How is HIV spread through the human population today?
As with any virus, once it establishes itself in a host, the virus needs a way to transfer itself from one host to another. HIV is no different. HIV can be transmitted from human to human in ways that include: sexual intercourse, mother-to-child transmission, injection drug use, and other types of contact with infected blood. Sexual intercourse is the most common way for HIV to be spread and it is usually the result of unprotected sexual relations. Transmission through sex occurs when an infected partner transmits the virus to another partner through sexual secretions and it comes into contact with genital, oral, or rectal membranes of the non-infected partner.

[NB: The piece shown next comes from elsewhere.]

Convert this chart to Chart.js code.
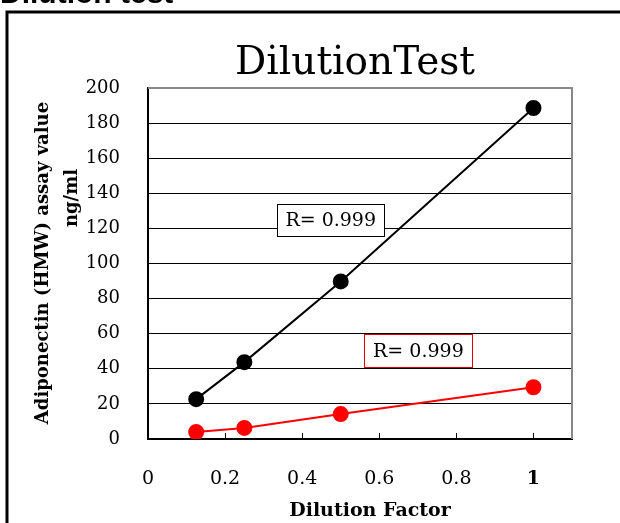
<!DOCTYPE html>
<html>
<head>
<meta charset="utf-8">
<script src="https://cdn.jsdelivr.net/npm/chart.js@4/dist/chart.umd.min.js"></script>
<style>
  body { margin: 0; background: #fff; }
  #wrap { width: 620px; height: 523px; }
</style>
</head>
<body>
<div id="wrap"><canvas id="Estadistica" width="620" height="523"></canvas></div>
<script>
// data
const factores = [0.125, 0.25, 0.5, 1];
const serieNegra = [22.7, 43.8, 89.8, 188.6];
const serieRoja = [4.0, 6.3, 14.2, 29.5];
const ticksX = [0, 0.2, 0.4, 0.6, 0.8, 1];
const textoR = ['R= 0.999', 'R= 0.999'];

const serif = '"DejaVu Serif", "Liberation Serif", serif';

function puntos(vals) {
  return factores.map((f, i) => ({ x: f, y: vals[i] }));
}

// frame, titles, boxes and inner ticks
const extras = {
  id: 'extras',
  beforeDraw(chart) {
    const c = chart.ctx;
    c.save();
    c.fillStyle = '#fff';
    c.fillRect(0, 0, chart.width, chart.height);
    // outer frame
    c.strokeStyle = '#000';
    c.lineWidth = 3;
    c.beginPath();
    c.moveTo(7, 530);
    c.lineTo(7, 12);
    c.lineTo(630, 12);
    c.stroke();
    // cut off heading
    c.fillStyle = '#000';
    c.font = 'bold 30px "Liberation Sans", Arial, sans-serif';
    c.textBaseline = 'alphabetic';
    c.fillText('Dilution test', 0, 3);
    c.restore();
  },
  afterDraw(chart) {
    const c = chart.ctx;
    const a = chart.chartArea;
    const sx = chart.scales.x;
    const sy = chart.scales.y;
    c.save();
    // grey top/right border
    c.strokeStyle = '#888';
    c.lineWidth = 2;
    c.beginPath();
    c.moveTo(a.left, a.top);
    c.lineTo(a.right, a.top);
    c.lineTo(a.right, a.bottom);
    c.stroke();
    // x tick marks pointing inward
    c.strokeStyle = '#000';
    c.lineWidth = 1;
    ticksX.forEach(t => {
      if (t === 0) return;
      const px = Math.round(sx.getPixelForValue(t)) + 0.5;
      c.beginPath();
      c.moveTo(px, a.bottom);
      c.lineTo(px, a.bottom - 6);
      c.stroke();
    });
    // chart title
    c.fillStyle = '#000';
    c.textAlign = 'center';
    c.textBaseline = 'alphabetic';
    c.font = '39px ' + serif;
    c.fillText('DilutionTest', 355, 74);
    // x title
    c.font = 'bold 19px ' + serif;
    c.textBaseline = 'middle';
    c.fillText('Dilution Factor', 370, 511);
    // y title, two lines
    c.save();
    c.translate(43, 263);
    c.rotate(-Math.PI / 2);
    c.font = 'bold 18px ' + serif;
    c.fillText('Adiponectin (HMW) assay value', 0, 0);
    c.restore();
    c.save();
    c.translate(72, 198);
    c.rotate(-Math.PI / 2);
    c.font = 'bold 18px ' + serif;
    c.fillText('ng/ml', 0, 0);
    c.restore();
    // R boxes
    const cajas = [
      { x0: 0.335, y0: 134, x1: 0.613, y1: 115.9, color: '#000' },
      { x0: 0.561, y0: 59.7, x1: 0.842, y1: 40.9, color: '#e00000' }
    ];
    cajas.forEach((b, i) => {
      const l = sx.getPixelForValue(b.x0), r = sx.getPixelForValue(b.x1);
      const t = sy.getPixelForValue(b.y0), btm = sy.getPixelForValue(b.y1);
      c.fillStyle = '#fff';
      c.fillRect(l, t, r - l, btm - t);
      c.strokeStyle = b.color;
      c.lineWidth = 1;
      c.strokeRect(Math.round(l) + 0.5, Math.round(t) + 0.5, Math.round(r - l), Math.round(btm - t));
      c.fillStyle = '#000';
      c.font = '19px ' + serif;
      c.textAlign = 'center';
      c.textBaseline = 'middle';
      c.fillText(textoR[i], (l + r) / 2, (t + btm) / 2 + 1);
    });
    c.restore();
  }
};

const ctx = document.getElementById('Estadistica');

new Chart(ctx, {
  type: 'scatter',
  data: {
    datasets: [{
      label: 'HMW',
      data: puntos(serieNegra),
      showLine: true,
      borderColor: '#000',
      backgroundColor: '#000',
      borderWidth: 2,
      pointRadius: 7,
      pointHoverRadius: 7
    }, {
      label: 'HMW 2',
      data: puntos(serieRoja),
      showLine: true,
      borderColor: '#ff0000',
      backgroundColor: '#ff0000',
      borderWidth: 2,
      pointRadius: 7,
      pointHoverRadius: 7
    }]
  },
  options: {
    responsive: false,
    animation: false,
    events: [],
    layout: { padding: { left: 0, top: 88, right: 48, bottom: 0 } },
    plugins: {
      legend: { display: false },
      tooltip: { enabled: false }
    },
    scales: {
      x: {
        type: 'linear',
        min: 0,
        max: 1.1,
        afterFit: s => { s.height = 84; },
        afterBuildTicks: s => { s.ticks = ticksX.map(v => ({ value: v })); },
        border: { color: '#000', width: 2 },
        grid: { display: false, drawTicks: false },
        ticks: {
          padding: 29,
          color: '#000',
          font: c => ({ family: serif, size: 19, weight: c.tick && c.tick.value === 1 ? 'bold' : 'normal' }),
          callback: v => String(v)
        }
      },
      y: {
        min: 0,
        max: 200,
        afterFit: s => { s.width = 148; },
        border: { color: '#000', width: 2 },
        grid: {
          drawTicks: false,
          color: c => (c.tick && (c.tick.value === 200 || c.tick.value === 0)) ? 'rgba(0,0,0,0)' : '#000',
          lineWidth: 1
        },
        ticks: {
          stepSize: 20,
          padding: 28,
          color: '#000',
          font: { family: serif, size: 18 }
        }
      }
    }
  },
  plugins: [extras]
});
</script>
</body>
</html>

Though the Catholic Church does not approve of the use of condoms, the risk of sexual transmission can be significantly reduced with the proper use of a condom. The chance can be reduced to 0% by abstaining entirely from sex.
Another way that HIV is transferred is by mother-to-child transmission. It can occur in utero during pregnancy and intrapartum at child birth. Even after the child is born, there is a possibility that mother-to-child transmission can occur. This risk is present in the practice of breast feeding. As the child feeds on the mother’s milk, the virus may be transmitted and therefore infecting the child as well.
A third way that humans have managed to transfer the virus is through injection needle use. Needle sharing is the main cause for this type of transmission and it occurs when one infected individual uses the needle to inject drugs into their bloodstream and upon injection the needle becomes contaminated with the virus. Another individual then used the same needle to inject drugs and they are then infected.
Sometimes transmission occurs by blood or blood product transfusions. Those receiving transfusions are given blood that is infected with HIV and they too become infected. This type of transmission is very rare in developed countries on account of tests that are conducted to make sure that recipients of blood transfusions are receiving blood that is not contaminated in any way.